Following dinner, Joan escorted us on a tour. In the lobby, she pointed out original documents signed by Jefferson hanging on the walls. She opened the door to a private dining room with a lovely impressionistic-style mural of a vineyard at its far end. Sharing space with a dumbwaiter that brings wines up from the cellar (a Jeffersonian invention), were floor-to-ceiling glass-fronted cabinets down either side of the long room, their shelves filled with bottles of wine, including some of the rare Madeiras. And she showed us the inviting Book Room, a paneled retreat where Afternoon Tea is served. With comfortable furnishings and a wood-burning fireplace, one could imagine curling up with one of the 800 plus books arranged on open shelves. “Most of them deal with Jefferson,” Joan told us. “But you’ll also find copies of books donated by their authors who have stayed here. We’ve had quite a few, along with dignitaries, heads of states, major figures from the arts. We don’t call the press with such news. It’s important to us that we guard the privacy of all our guests.”

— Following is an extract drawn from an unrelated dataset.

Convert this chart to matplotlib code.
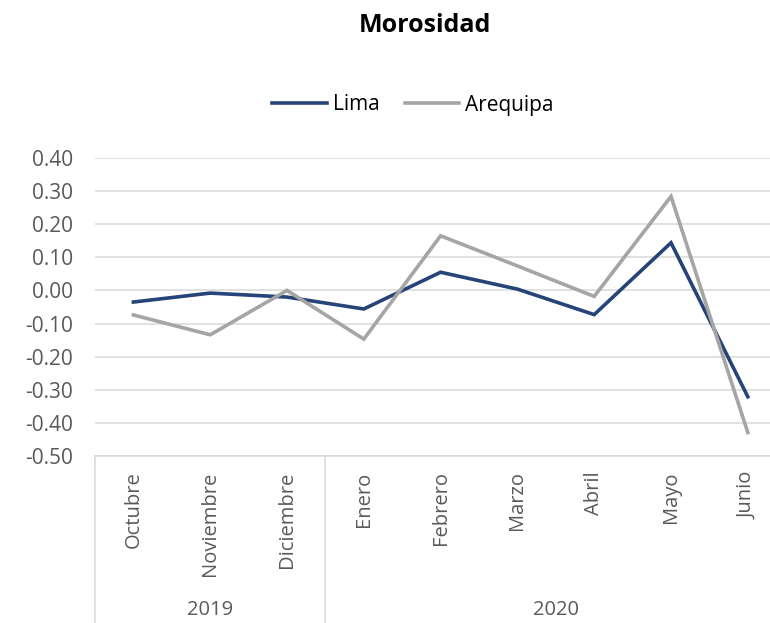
import matplotlib.pyplot as plt

plt.rcParams['font.family'] = ['Open Sans', 'DejaVu Sans']

# Data
meses = ['Octubre', 'Noviembre', 'Diciembre', 'Enero', 'Febrero',
         'Marzo', 'Abril', 'Mayo', 'Junio']
anios = ['2019', '2020']
meses_por_anio = [3, 6]
lima = [-0.035, -0.008, -0.020, -0.056, 0.055, 0.004, -0.073, 0.144, -0.321]
arequipa = [-0.074, -0.134, 0.000, -0.147, 0.165, 0.074, -0.018, 0.284, -0.429]
yticks = [0.40, 0.30, 0.20, 0.10, 0.00, -0.10, -0.20, -0.30, -0.40, -0.50]

W, H = 770, 623
fig = plt.figure(figsize=(W / 100, H / 100), dpi=100)
# plot area in pixels: left 95, top 158, bottom 456, 76.8 px per category
left, top, bottom, step = 95, 158, 456, 76.8
ax = fig.add_axes([left / W, (H - bottom) / H, len(meses) * step / W, (bottom - top) / H])

x = list(range(len(meses)))
ax.plot(x, lima, color='#264478', lw=2.6, label='Lima', solid_joinstyle='miter', zorder=3)
ax.plot(x, arequipa, color='#A5A5A5', lw=2.6, label='Arequipa', solid_joinstyle='miter', zorder=3)

ax.set_xlim(-0.5, len(meses) - 0.5)
ax.set_ylim(-0.5, 0.4)
ax.set_yticks(yticks)
ax.set_yticklabels([f'{v:.2f}' for v in yticks])
ax.yaxis.grid(True, color='#D9D9D9', lw=1.1)
ax.set_axisbelow(True)
ax.tick_params(axis='y', length=0, pad=16, labelsize=15, labelcolor='#595959')

ax.set_xticks(x)
ax.set_xticklabels(meses, rotation=90, va='top', ha='center')
ax.tick_params(axis='x', length=0, pad=11, labelsize=14.5, labelcolor='#595959')

for s in ['top', 'right', 'left']:
    ax.spines[s].set_visible(False)
ax.spines['bottom'].set_color('#D9D9D9')
ax.spines['bottom'].set_linewidth(1.1)

# multi-level category axis: separators and year labels
tr = ax.get_xaxis_transform()
y_end = -(H - bottom) / (bottom - top)
y_year = -(610 - bottom) / (bottom - top)
pos = -0.5
for anio, n in zip(anios, meses_por_anio):
    ax.plot([pos, pos], [0, y_end], color='#D9D9D9', lw=1.1, transform=tr, clip_on=False)
    ax.text(pos + n / 2, y_year, anio, transform=tr, ha='center', va='center',
            fontsize=14.5, color='#595959')
    pos += n

fig.text(425 / W, 1 - 25 / H, 'Morosidad', ha='center', va='center',
         fontsize=18, fontweight='bold', color='black')

fig.legend(loc='center', bbox_to_anchor=(413 / W, 1 - 105 / H), ncol=2, frameon=False,
           fontsize=15, handlelength=2.6, columnspacing=1.2, handletextpad=0.3,
           labelcolor='black')

fig.savefig('out.png', dpi=100)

Everywhere you look is something to take note of and admire. Hallways are miniature art galleries showcasing 18th-century prints and etchings; public rooms and suites are decorated with museum-quality paintings. “There are about a thousand pieces of art in the building, most of them belonging to Ms. Milstein,” Joan said. “She has a great eye and worked hand-in-hand with the architect and design team.”

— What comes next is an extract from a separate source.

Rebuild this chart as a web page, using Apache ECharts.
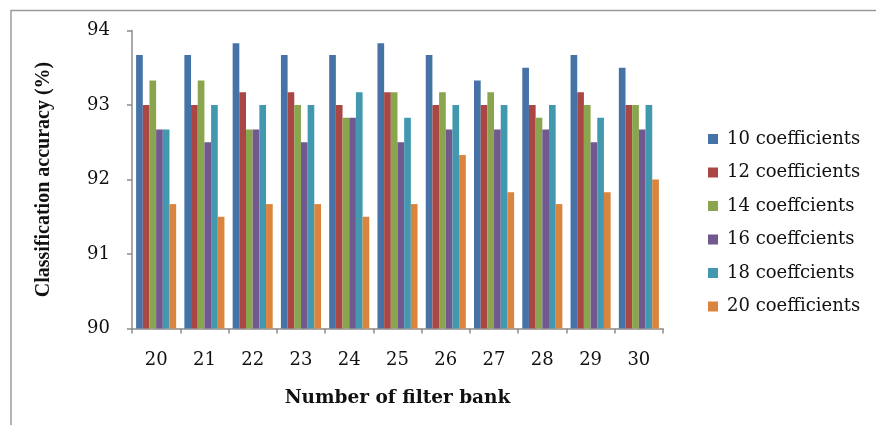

In the dining rooms: Attila Lajko
Clearly the Milsteins have fulfilled the promise implicit in the name they chose for their hotel. The Jefferson is more than a hotel that doubles as a museum. For one thing, it brims with the vitality born of a universally charming and competent staff numbering 145, all of whom share in the spirit of this very American institution even though many are not American.
“We have many international guests,” Joan said, “and we want to have someone around who speaks their language.” Among them are servers Salvador Cañas from El Salvador and Attila Lajko, from the oldest city in Hungary. Janelle Johnson, an aesthetician in the Jefferson spa, however, is American, a native Washingtonian.
Janelle came to our room to personally escort us to the spa – a royal introduction to a royal facility. This full-service operation offers an array of massages, body rituals, facials, salon services, and for men only, a classic barbershop experience courtesy of Truchitt & Hill, British groomers that go back to the time of Jefferson. With only three treatment rooms and services limited to only a few at a time, there is a privacy and intimacy.
At the front door: Antoine Pitroipa
The life and legacy of Thomas Jefferson had been a subtext throughout our stay. The thoughts and sentiments it inspired linger. Looking up some of the former president’s famous commentaries, we are stunned by their prescience. Not only did they provide guides to the establishment of a new nation back in the 18th century, they speak with wisdom and conviction to the current political debate.